I think, for French, I should add all plurals by hand... This lang is so... :sweat:
You are right, this is only for English (or language with English-like grammar).
I tried for the place bureau
, the plural is bureaux
(/eau$/ => 'eaux'), but for places like bureau de change
, the plural is on bureau
, so the result should be bureaux de change
(=>currency exchange)
var pluralize = require("pluralize")
pluralize.addPluralRule(/eau$/i, 'eaux')
pluralize('bureau') // bureaux OK
pluralize('bureau de change') // bureau de changes NOT OK
I also tried pluralize-fr
and french-words
but they are failing on bureaux de change
, they do a plural on each word (=>bureaux des changes
)...
IMO the safest way is adding all plural in the pelias dictionary place_names.txt
, or in a new file place_names.plural.txt
(at least for French).
I know we do not have enough knowledge in all languages to cover the world... :disappointed:
So maybe we can use this lib for English (after a review of generated places ?) but not for all languages :confused:
I wrote the inverse of this a few years ago to singularize words using English grammar rules: https://github.com/pelias/analysis/blob/master/test/tokenizer/singular.js
I can probably port these tests across and invert them
Added some tests via https://github.com/pelias/parser/pull/119/commits/111bee75caef77f1ff92bc8f956b9d23a31f8b10 including tests to ensure that the plurals are not generated for non-English tokens.
The npm pluralize
library is actually pretty good for English, there are unfortunately some ambiguous words such as "staff" which can pluralize to "staff" (for staff members) and "staves" (for a several walking/fighting sticks).
I'm happy to merge this as-is and work on adding other languages in subsequent PRs
This PRs adds a function which optionally pluralizes a dictionary of words.
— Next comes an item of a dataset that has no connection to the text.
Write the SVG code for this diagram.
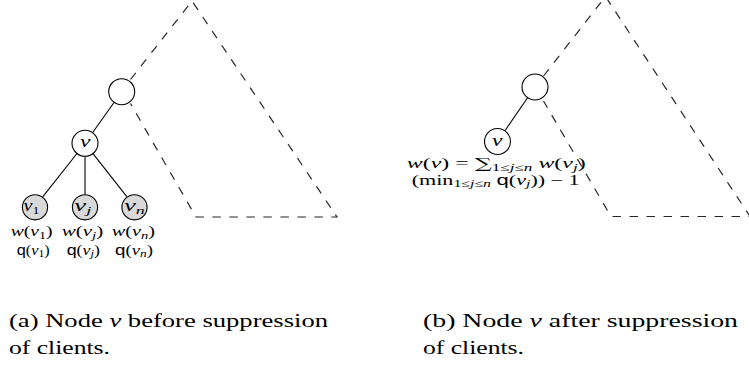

This is useful for cases like
Foo Hotels and Homes
where the terms would otherwise not be classified as 'place'.The library I chose is https://github.com/plurals/pluralize, mainly because it seems quite popular, I'm open to alternatives. I suspect one problem with selecting this library is that it's probably only using English word rules.
@Joxit maybe we can add French and others too?